Can C3.ai capitalize on the market opportunity?

Ives isn't wrong that there's a massive opportunity in artificial intelligence, but AI is a broad category, encompassing everything from robotics to autonomous vehicles to machine learning and large language models like ChatGPT. 

A large addressable market alone isn't a buy case either, and the company's sluggish growth is evidence that it's struggling to capitalize on the opportunity.

C3.ai makes most of its money from selling its more than 40 AI applications to customers. This includes prepackaged AI-based software suites focused on things like demand forecasting, schedule optimization, and supply chain management. The company says that while it does face competition, it's "unaware of any end-to-end Enterprise AI development platforms that are directly competitive with the C3 AI Application Platform."
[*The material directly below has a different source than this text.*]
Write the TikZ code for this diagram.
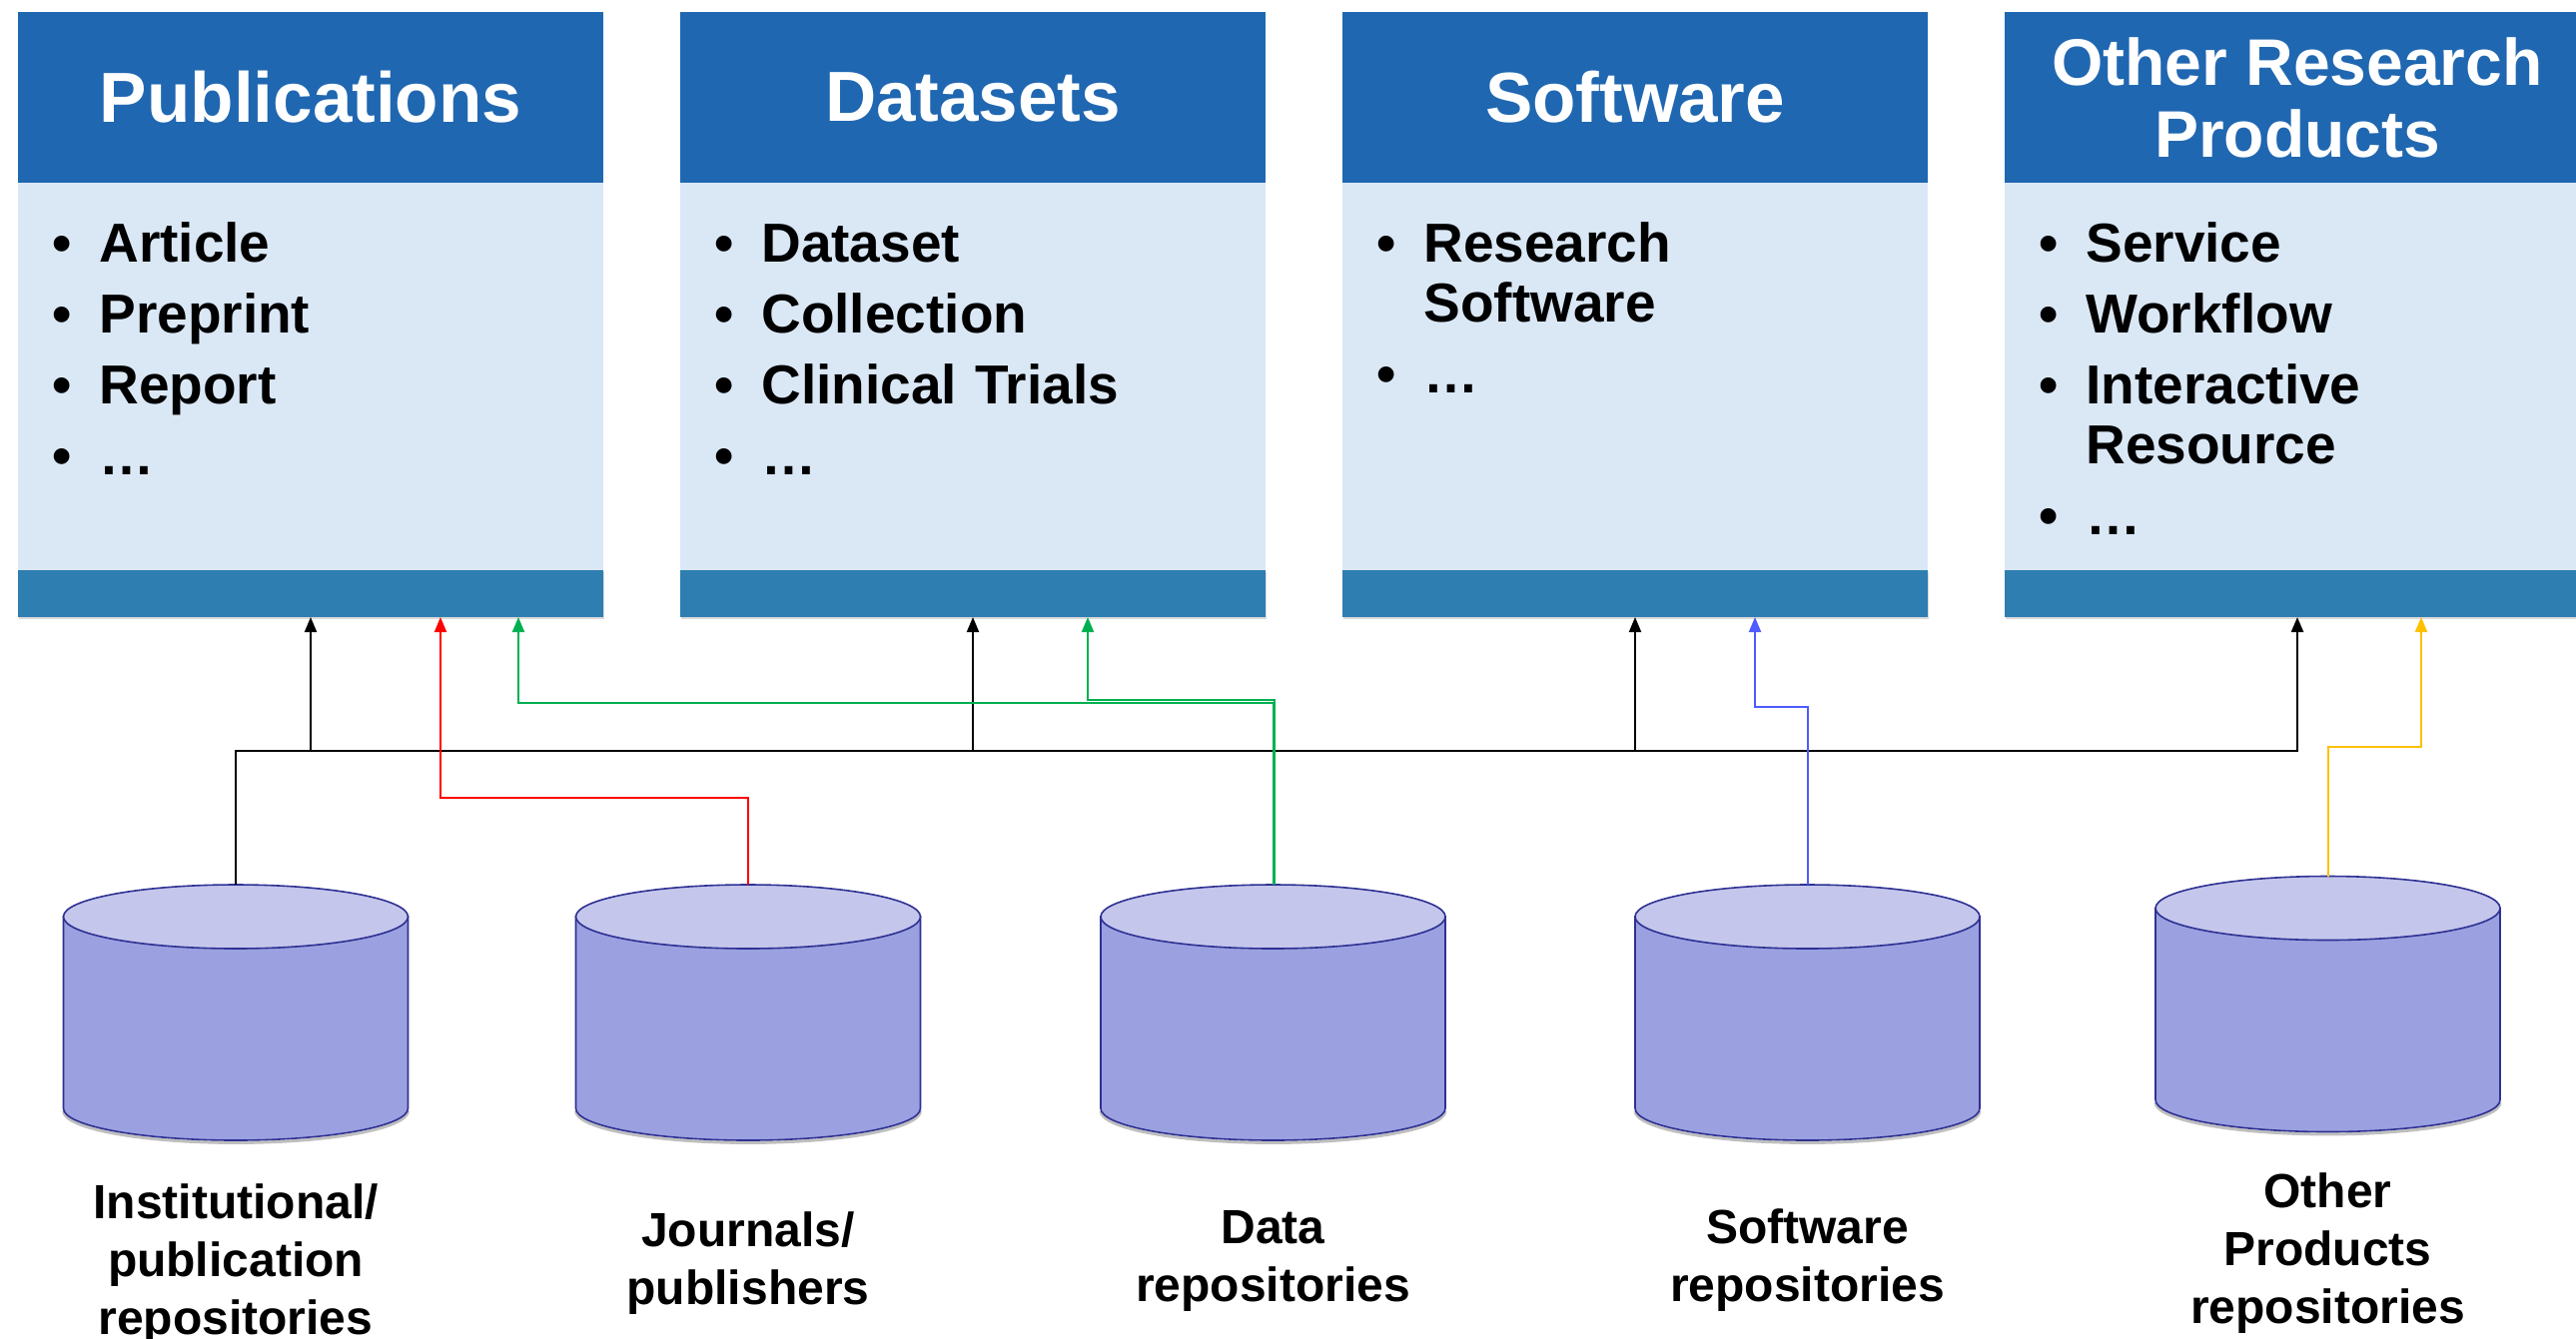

However, that lack of direct competition may be more of a reflection that competitors don't see the market as attractive right now. Presumably, a big tech company like Microsoft would be able to muscle into the AI application market if it wanted to, especially given its close relationship with OpenAI. That Microsoft hasn't done so, especially when it competes in so many different software categories, seems to signal that AI applications aren't a priority for it.

C3.ai would have to prove that it can become profitable and consistently expand its bottom line to be worth the valuation at this point. The stock could hit $50 in the near term, especially as the AI stock has been highly volatile this year, but over the long run, given the company's valuation and lack of growth, the stock looks more likely to pull back than be a winner.